Rent review of premises at No. 1 Knightsbridge. Arbitrator applied a discount for the onerous features of the lease which neither party had advanced.
Held: The arbitrator made his calculations on a basis which was contrary to the agreed assumptions between the parties and which appears to confuse the two methodologies of valuation upon which he was addressed. This led to a serious irregularity which caused substantial injustice (resulted in, inter alia, double counting).
The Deputy Judge observed that the test of “substantial injustice” is intended to be applied by way of support of the arbitral process and not by way of interference with that process. It is only in those case where it can be said that what has happened was so far removed from what could reasonably be expected of the arbitral process that the Court will interfere. It is not a soft option to an application for leave to appeal.
(6).World Trade Co Ltd v. Czarnikow Sugar Ltd ([2004] EZHC 2332 (Comm)), 18 October 2004, Comm. Ct., Colman J.
Arbitration arising out of termination of a contract for the sale and supply of sugar. Asserted that the arbitrators had arrived at their conclusions against the weight of evidence and therefore failed to deal with all the issues before them.
Held: Section 68(2) was not engaged. The true complaint was not of a failure to address an issue but of the tribunal’s evaluation of the evidence before it in the course of determining an issue.
.
(7).Vee Networks Ltd v. Econet Wireless International Ltd ([2004] EWHC 2909
.(Comm)), 14 December 2004, Comm. Ct., Colman J.
Arbitration arising out of mobile telecommunications related agreement. Issues as to Bermudan law. Arbitrator construed the memorandum of the Claimant Bermudan company with reference to legal provisions which neither party had relied upon (argument as to whether the agreement was ultra vires).
Held (inter alia): The arbitrator had misunderstood the position of the Claimant. It was unnecessary and undesirable for the Court to express a view as to whether the arbitrator came to the right conclusion, even if by the wrong route, or whether, had he ignored the legal provisions, he should have reached the same or a different conclusion.
The question was not whether the conclusion the arbitrator reached was right or wrong – rather, whether he might well have reached another conclusion favourable to the applicant (provided that such a conclusion is reasonably arguable).
See also:
Torch Offshore LLC & Anr v. Cable Shipping Inc ([2004] EWCH 787 (Comm)), 7 April 2004, Comm. Ct., Cooke J.
Ronly Holdings Ltd v. JSC Zestafoni G. Nikoladze Ferroalloy Plant ([2004] EWHC 1354), 22 June 2004, Comm. Ct., Gross J.
Alphapoint Shipping Ltd v. Rotem Amfert Negev Ltd ([2004] EWHC 2232 (Comm)), 8 October 2004, Comm. Ct., Colman J.
Newfield Construction Ltd v.

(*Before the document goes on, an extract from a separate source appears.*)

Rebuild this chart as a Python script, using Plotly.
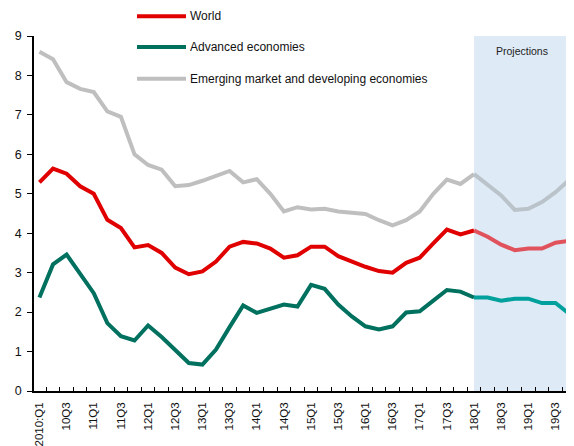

John Lawton Tomlinson and Anr ([2004] EWHC 3051 (TCC)), 10 November 2004, T.C.C., H.H. Judge Peter Coulson Q.C.
(2).Confidentiality and arbitration.
Issues:
(1).Should there be a statutory provision dealing with confidentiality in the arbitration context?
(2).Should the blanket of confidentiality extend in general to arbitration applications before the Court?
The rationale for confidentiality in the arbitral context.
1.The main advantages of arbitration as perceived by the parties resorting to this process are;
- Speed
- Informality
- Finality
- Privacy and confidentiality
2.When parties assemble for the arbitration hearing, it has been the accepted practice for hundreds of years that the process takes place in private (see the comments of Coleman J. in this regard in the case of Hassneh Insurance v. Mew [1993] 2 Lloyd’s Rep. 243).
3.Likewise, it has been a generally held view that all parties to the arbitral process (including the arbitrators, Counsel and witnesses) are bound by a duty of confidentiality not to disclose information which comes into their possession as a result of the arbitration process.
4.Three broad exceptions to this principle which permit disclosure of such information arise in the following circumstances;
- With the express or implied consent of the party who originally produced the material
- By order of the Court, to the extent that it may be necessary for the establishment or protection of a party’s legal right’s vis-à-vis a third party, or otherwise in the interests of justice
- In the case of material deployed before the Court in proceedings concerning the arbitration
Confidentiality and the Arbitration Award.
5.In the case of Associated Electric and Gas Insurance Service Ltd (“Aegis”) v. European Reinsurance Co of Zurich (“Euro”) [2003] 1 WLR 1041 (29th January 2003) (“the Aegis case”), The Privy Council considered an appeal by Aegis from a decision of the Court of Appeal in Bermuda.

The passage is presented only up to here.